Review Summary: OK Go’s debut is your typical party album, but it also provides some unexpected depth.
OK Go has quickly constructed a reputation for being light-hearted, fun, catchy, and even goofy. The music video for 2005’s “Here It Goes Again”, featuring multiple treadmills, made it clear that the band likes to have a little fun. While each album in their discography provides a few of these moments, they are easily the most abundant on OK Go’s self titled debut. From the humorous but angry “Don’t Ask Me” to the all-out ridiculousness of “C-C-C-Cinnamon Lips” OK Go
is an entertaining ride from start to finish.

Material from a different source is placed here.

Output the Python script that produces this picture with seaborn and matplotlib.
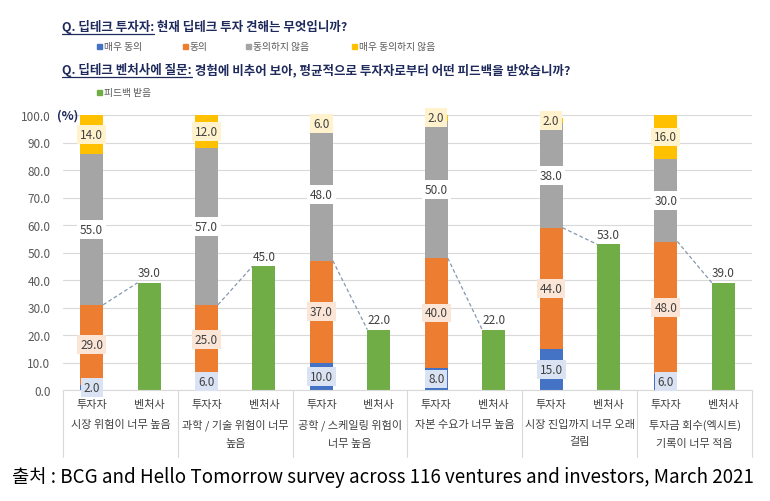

If there is one immediately identifiable weakness with OK Go
it is that the record is extremely front-loaded; that is, the best songs are done before the middle of the album. “Get Over It” kicks things off by bursting the self-pitying bubble of its listeners, with verses of Your wounds are full of salt, everything's a stress and what's more, well it's all somebody's fault
and Ain't it just a bitch? What a pain...Well it's all a crying shame. What left to do but complain? Better find someone to blame
. While loved by fans and Madden enthusiasts everywhere (it was a key cog in the soundtrack of the 2003 release), the song actually spreads a good message. Girlfriend dump you? Didn’t get the grade you wanted on that exam? The advice OK Go gives you is to get up, rub some dirt on it, and focus on what can
be done. Not bad for an alternative pop-rock band that made a mock-serious “how to become a table tennis champion” video. “Don’t Ask Me” is by far the catchiest of the twelve songs, with heavy synth, a drum beat that really pops, and Damian Kulash’s sarcasm-drowned vocals. “You’re So Damn Hot” and “What to Do” continue the album in the same vein; joking and borderline-serious tunes that are just meant to be an easy, memorable listen. “What to Do”, in particular, sets itself apart from some of the album’s other popular songs with a more relaxed approach and a chorus featuring a rather chilled-out vibe: What to do? Sweetheart, you'll find mediocre people do exceptional things all the time
As I previously mentioned, the album does have times where it treads the line between “just amusing” and “actually meaningful”. “Return” is one of those instances, with lyrics that seem to suggest the tragic death of somebody who was too young to go: You were supposed to grow old
. The chorus repeats the line several times, with increasing intensity and anguish in Kulash’s voice with each successive reiteration. The lyrics also contain a sad, telling admission in the line, “the worst of it now: I can't remember your face.” This line refers to how we tend to lose a mental image of people who pass away, at least to a partial extent. No matter how close the person may have been to your heart, it is an inescapable facet of human memory, and one that Kulash laments on in several parts of “Return.” Not all listeners will read that deeply into each song, but for those who do, there are emotional diamond-in-the-rough moments to be found.
For the most part, however, OK Go
is an album that chugs along with the fun-all-the-time/party theme that you would expect from the band. Although the quality of the songs dies off significantly in the latter half, “C-C-C-Cinnamon Lips” is a prime example of a late album find. With a heavily synthesized introduction and absurd lyrics along the same lines as the title, the song harks back to the pysch-pop formulas popular in the 1960’s. “Hello My Treacherous Friends” is another intriguing track, as it manages to really separate itself musically and structurally from the other eleven songs. Kulash’s vocals are more hushed and conversational, and the song features a brief but uncharacteristic guitar solo towards the end. Unfortunately, the majority of the final 6-8 songs get the filler tag, as they are not catchy enough to be memorable and are not interesting enough to warrant repeat listens.
In the end, OK Go’s debut of the same name is a strong introduction for the band. Every song they present here is upbeat (even the ones with more depressing meanings) and there are plenty of big hits to anchor the album in your library. It may not be highly technical
and it certainly isn’t an instrumental wonder, but OK Go
has just the right blend of accessibility, catchiness, and underlying meaning to make you want to come back for more.